Nichols started his escape, bypassing the elevators for the stairwell, leaving through an emergency exit, setting off an alarm and starting down Martin Luther King Jr. Drive -- where witnesses said he fired multiple shots into the abdomen of another sheriff's deputy, Hoyt Teasley.

Carjacking spree

As the 43-year-old father of two lay dying, Nichols ran into one of a number of parking garages and began a carjacking spree that left police with a cold trail, authorities said.

A massive manhunt ensued.

He first stole a dark SUV, racing less than three blocks and crashing through the gate of another parking deck.

Tow truck driver Deronte Franklin said that after he directed police into the deck after Nichols, Nichols came back down and stole his truck at gunpoint.

Nichols then drove to another deck about six blocks away where Almeta Kilgo, an employee of the nearby Atlanta Journal-Constitution, said he stole her Mercury Sable. She escaped after refusing Nichols' order to stay in the car, she said.

Speeding away, Nichols drove a couple more blocks to yet another deck, where he stole the car of AJC reporter Don O'Briant. He said Nichols ordered him into the trunk and pistol-whipped him when he refused. O'Briant managed to run away.

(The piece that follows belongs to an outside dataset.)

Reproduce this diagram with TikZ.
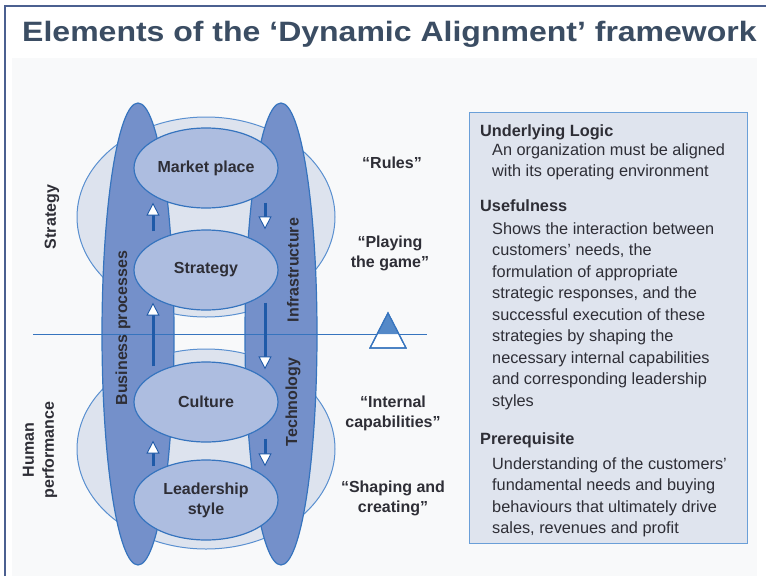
\documentclass[tikz,border=0pt]{standalone}
\usepackage{fontspec}
\setmainfont{Liberation Sans}
\usetikzlibrary{arrows.meta,calc,shapes.geometric}

\definecolor{framecol}{HTML}{4B6090}
\definecolor{titlecol}{HTML}{3B4D63}
\definecolor{panelcol}{HTML}{F8F9FA}
\definecolor{ringfill}{HTML}{DDE3EE}
\definecolor{ringline}{HTML}{5A90D0}
\definecolor{pillarfill}{HTML}{7490CA}
\definecolor{stagefill}{HTML}{ADBDE0}
\definecolor{edgeblue}{HTML}{3674BE}
\definecolor{shaftcol}{HTML}{1F5AA8}
\definecolor{boxfill}{HTML}{DFE4EE}
\definecolor{boxline}{HTML}{6A9FD8}
\definecolor{inkgray}{HTML}{2E2E36}

\newcommand\lblfont{\fontsize{16}{20}\selectfont\bfseries}
\newcommand\boxfont{\fontsize{16.3}{21.5}\selectfont}

\tikzset{
  ring/.style={ellipse, draw=ringline, fill=ringfill, line width=1pt,
    minimum width=258pt, minimum height=200pt, inner sep=0pt},
  pillar/.style={ellipse, draw=edgeblue, fill=pillarfill, line width=1.2pt,
    minimum width=72pt, minimum height=462pt, inner sep=0pt},
  stage/.style={ellipse, draw=edgeblue, fill=stagefill, line width=1.2pt,
    minimum width=144pt, minimum height=80pt, inner sep=0pt,
    align=center, font=\lblfont, text=inkgray},
  lbl/.style={align=center, font=\lblfont, text=inkgray, inner sep=0pt},
  flowarr/.style={draw=shaftcol, line width=3pt,
    -{Triangle[length=13pt 0, width=13pt 0, line width=0.9pt, color=shaftcol, fill=white]}},
}

\begin{document}
\begin{tikzpicture}[x=1pt, y=-1pt]
\useasboundingbox (0,0) rectangle (766,576);
\fill[white] (0,0) rectangle (766,576);
\fill[panelcol] (12,58) rectangle (757,576);
\draw[framecol, line width=2.5pt] (5,576) -- (5,6) -- (766,6);

\node[anchor=west, font=\fontsize{28}{30}\selectfont\bfseries, text=titlecol,
  inner sep=0pt, xscale=1.143]
  (title) at (22,34) {Elements of the ‘Dynamic Alignment’ framework};

% outer rings
\node[ring] (topring) at (206,217) {};
\node[ring] (lowring) at (206,449) {};

% the two pillars
\node[pillar] (procpillar) at (138,334) {};
\node[pillar] (techpillar) at (281,334) {};

\draw[edgeblue, line width=1pt] (33,334) -- (427,334);

% stages
\node[stage] (market) at (206,168) {Market place};
\node[stage] (strategy) at (206,270) {Strategy};
\node[stage] (culture) at (206,402) {Culture};
\node[stage] (leader) at (206,500) {Leadership\\style};

% arrows up the left pillar
\draw[flowarr] ($(strategy.north)+(-53,2)$) -- ($(market.south)+(-53,-6)$);
\draw[flowarr] ($(culture.north)+(-53,5)$) -- ($(strategy.south)+(-53,-8)$);
\draw[flowarr] ($(leader.north)+(-53,7)$) -- ($(culture.south)+(-53,-2)$);
% arrows down the right pillar
\draw[flowarr] ($(market.south)+(59,-6)$) -- ($(strategy.north)+(59,0)$);
\draw[flowarr] ($(strategy.south)+(59,-8)$) -- ($(culture.north)+(59,8)$);
\draw[flowarr] ($(culture.south)+(59,-4)$) -- ($(leader.north)+(59,7)$);

\node[lbl, rotate=90] (proclbl) at (123,328) {Business processes};
\node[lbl, rotate=90] (infralbl) at (293,270) {Infrastructure};
\node[lbl, rotate=90] (techlbl) at (293,402) {Technology};

\node[lbl, rotate=90] (stratlbl) at (52,217) {Strategy};
\node[lbl, rotate=90] (humanlbl) at (40,450) {Human\\performance};

\node[lbl] (rules) at (392,163) {“Rules”};
\node[lbl] (playing) at (390,253) {“Playing\\the game”};
\node[lbl] (internal) at (393,413) {“Internal\\capabilities”};
\node[lbl] (shaping) at (393,498) {“Shaping and\\creating”};

% balance mark
\draw[edgeblue, line width=1.2pt, fill=white] (388,313) -- (406,348) -- (370,348) -- cycle;
\fill[edgeblue!85] (388,313) -- (398.8,334) -- (377.2,334) -- cycle;
\draw[edgeblue, line width=1.2pt] (388,313) -- (406,348) -- (370,348) -- cycle;

% explanation box
\node[draw=boxline, fill=boxfill, line width=1.2pt, anchor=north west,
  minimum width=278pt, minimum height=431pt, inner sep=0pt] (logic) at (469,112) {};
\node[anchor=north west, align=left, font=\boxfont, text=inkgray, inner sep=0pt]
  (logictxt) at ($(logic.north west)+(11,12)$) {%
  \textbf{Underlying Logic}\\[-2.5pt]
  \hspace*{12pt}An organization must be aligned\\
  \hspace*{12pt}with its operating environment\\[13pt]
  \textbf{Usefulness}\\[1.5pt]
  \hspace*{12pt}Shows the interaction between\\
  \hspace*{12pt}customers' needs, the\\
  \hspace*{12pt}formulation of appropriate\\
  \hspace*{12pt}strategic responses, and the\\
  \hspace*{12pt}successful execution of these\\
  \hspace*{12pt}strategies by shaping the\\
  \hspace*{12pt}necessary internal capabilities\\
  \hspace*{12pt}and corresponding leadership\\
  \hspace*{12pt}styles\\[16.5pt]
  \textbf{Prerequisite}\\[3.5pt]
  \hspace*{12pt}Understanding of the customers'\\
  \hspace*{12pt}fundamental needs and buying\\
  \hspace*{12pt}behaviours that ultimately drive\\
  \hspace*{12pt}sales, revenues and profit};
\end{tikzpicture}
\end{document}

"He was totally in control, and the orders he gave me sounded like they were coming from a drill sergeant, not someone who was on the run," O'Briant said.

O'Briant said Nichols approached him by asking for directions to Lenox Square, a mall in the affluent Buckhead neighborhood, about 8 miles north of downtown.

On security video footage released later in the day, O'Briant's green Honda Accord is seen pulling away from a parking space.

Transit escape

About 9:30 am., as chaos reigned at the courthouse, Teasley was declared dead at a nearby hospital.

At almost the same time, Nichols was caught again on the same parking deck's security cameras -- not driving as police believed, but calmly walking away.

The video -- not released until Saturday -- shows Nichols descending a staircase alone and donning a blazer that apparently belongs to O'Briant, before emerging from the staircase with his hands in his pockets.